Families who enjoy this movie might consider reading the comic books, with the caveat that they are aimed at a more mature audience than the movie. Although illustrated, “The League of Extraordinary Gentlemen” is NOT for young children. Moore delights in the dichotomy of the Victorian age’s repression and debauchery, as seen in his “From Hell” series about Jack the Ripper (made into a movie starring Johnny Depp, 2001), and, therefore, presents each of the “extraordinary gentlemen” indulging in what he considers their logical vices. For example, Quartermain is a run-down opium addict, the Invisible Man takes advantage of school-girls, and Mr. Hyde kills the prostitutes with whom Dr.

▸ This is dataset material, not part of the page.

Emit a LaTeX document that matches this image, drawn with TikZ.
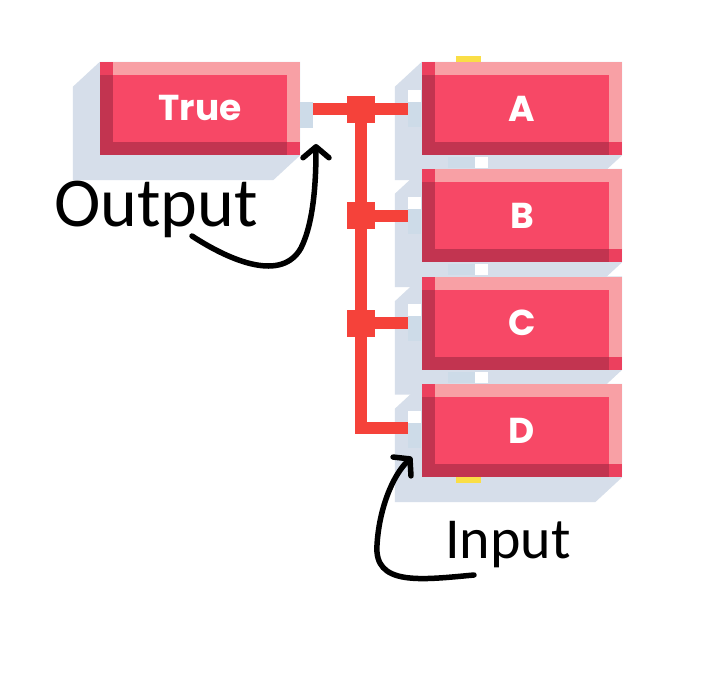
\documentclass[tikz,border=0pt]{standalone}
\usepackage{fontspec}
\newfontfamily\pop{Poppins}
\newfontfamily\cali{Carlito}
\usetikzlibrary{backgrounds,arrows.meta,calc}
\definecolor{mainred}{RGB}{247,72,102}
\definecolor{lite}{RGB}{248,160,165}
\definecolor{darkred}{RGB}{194,52,80}
\definecolor{midred}{RGB}{236,64,94}
\definecolor{shadowblue}{RGB}{214,222,234}
\definecolor{portblue}{RGB}{205,219,232}
\definecolor{wirered}{RGB}{245,66,58}
\definecolor{yel}{RGB}{250,222,70}
\begin{document}
\begin{tikzpicture}[x=1pt,y=-1pt,
  blk/.style={rectangle, minimum width=200pt, minimum height=93pt, inner sep=0pt,
    fill=mainred, text=white, font={\pop\bfseries\fontsize{36}{40}\selectfont},
    path picture={
      \fill[lite] (path picture bounding box.north west) rectangle ([yshift=-13pt]path picture bounding box.north east);
      \fill[lite] ([xshift=-13pt]path picture bounding box.north east) rectangle (path picture bounding box.south east);
      \fill[darkred] ([yshift=-13pt]path picture bounding box.north west) rectangle ([xshift=13pt]path picture bounding box.south west);
      \fill[darkred] (path picture bounding box.south west) rectangle ([xshift=-13pt,yshift=13pt]path picture bounding box.south east);
      \fill[midred] (path picture bounding box.north west) rectangle ([xshift=13pt,yshift=-13pt]path picture bounding box.north west);
      \fill[midred] ([xshift=-13pt,yshift=13pt]path picture bounding box.south east) rectangle (path picture bounding box.south east);
    }},
  portbox/.style={rectangle, fill=portblue, inner sep=0pt, minimum width=13pt, minimum height=25pt, anchor=north west},
  notch/.style={rectangle, fill=white, inner sep=0pt, minimum width=13pt, minimum height=12pt, anchor=north west},
  wire/.style={draw=wirered, line width=12pt},
  junc/.style={rectangle, fill=wirered, inner sep=0pt, minimum width=28pt, minimum height=27pt},
  hand/.style={draw=black, line width=5.5pt, line cap=round, line join=round,
    -{Straight Barb[length=11pt,width=26pt,line cap=round,line join=round]}},
  lbl/.style={inner sep=0pt, anchor=base west, text=black}
]
\useasboundingbox (0,0) rectangle (720,683);

% blocks
\node[blk] (T) at (200,108.5) {True};
\node[blk] (A) at (522,108.5) {A};
\node[blk] (B) at (522,215.5) {B};
\node[blk] (C) at (522,323) {C};
\node[blk] (D) at (522,430.5) {D};

% shadows
\begin{scope}[on background layer]
\fill[white] (0,0) rectangle (720,683);
\foreach \n in {T,A,B,C,D}{
  \fill[shadowblue] (\n.north west) -- ([xshift=-27pt,yshift=-25pt]\n.north west)
    -- ([xshift=-27pt,yshift=-25pt]\n.south west) -- ([xshift=-27pt,yshift=-25pt]\n.south east)
    -- (\n.south east) -- (\n.north east) -- cycle;
}
\end{scope}

% gaps between stacked blocks
\foreach \y in {157,264,372}{
  \fill[portblue] (448,\y) rectangle (475,\y+11);
  \fill[white] (475,\y) rectangle (488,\y+11);
}

% yellow tabs
\fill[yel] (456,56) rectangle (481,62);
\fill[yel] (456,477) rectangle (481,483);

% ports
\node[portbox, minimum height=26pt] (outT) at (300,102) {};
\node[notch] (nA) at (408,90) {};
\node[portbox] (inA) at (408,102) {};
\node[notch] (nB) at (408,197) {};
\node[portbox] (inB) at (408,209) {};
\node[notch] (nC) at (408,304) {};
\node[portbox] (inC) at (408,316) {};
\node[notch] (nD) at (408,411) {};
\node[portbox] (inD) at (408,423) {};

% wires
\coordinate (bus) at (361,109);
\draw[wire] (outT.east |- bus) -- (inA.west |- bus);
\draw[wire] (bus |- B) -- (inB.west |- B);
\draw[wire] (bus |- C) -- (inC.west |- C);
\draw[wire, line join=miter] (bus) |- (inD.west |- 0,427.5);
\node[junc] (jA) at (bus) {};
\node[junc] (jB) at (bus |- B) {};
\node[junc] (jC) at (bus |- C) {};

% labels
\node[lbl, font={\cali\fontsize{70}{80}\selectfont}] (out) at (54,226) {Output};
\node[lbl, font={\cali\fontsize{58}{66}\selectfont}] (in) at (445,558) {Input};

% hand-drawn arrows
\coordinate (oStart) at (192,236);
\coordinate (oTip) at (316,144);
\coordinate (iStart) at (474,575);
\coordinate (iTip) at (412,457);
\draw[hand] (oStart) .. controls (232,262) and (282,282) .. (301,248)
  .. controls (314,222) and (316,180) .. (oTip);
\draw[hand] (iStart) .. controls (420,580) and (374,586) .. (377,545)
  .. controls (379,510) and (392,476) .. (iTip);
\end{tikzpicture}
\end{document}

Jekyll consorts. Although they have been conveniently collected in one graphic novel, it is in their individual comic book form that they display the wit of their turn-of-the-(19th)-century inspired advertisements. For mature teens, the first series of the comic book (Vol. 1 – 6) might be an interesting entrée into an age of adventure.

Families who enjoy the movie’s characters might be interested in movies regarding their individual stories, including:

· Quartermain in “King Solomon’s Mines” (1937) which is dated by its stereotypes but stars the always-impressive Paul Robeson as the brave native guide, Umbopa;

· Disney’s first live-action film, “20,000 Leagues under the Sea” (1954), which features Captain Nemo, the Nautilus, and Oscars for art direction as well as –now camp— special effects;

· “The Picture of Dorian Gray” (1945), with a lovely Angela Lansbury as the ingénue who falls under Dorian’s thrall;

· The mesmerizing Claude Rains –or his voice, to be more specific— as “The Invisible Man” (1933); or the downright silly take on the tale in “Abbot and Costello meet the Invisible Man” (1951); and,

· Frederic March in his Oscar-winning portrayal of the title characters, in “Dr. Jekyll and Mr. Hyde” (1931).

While there are many versions of Dracula, few of them pay much attention to the character of Mina Harker and none of those that do bear mentioning here.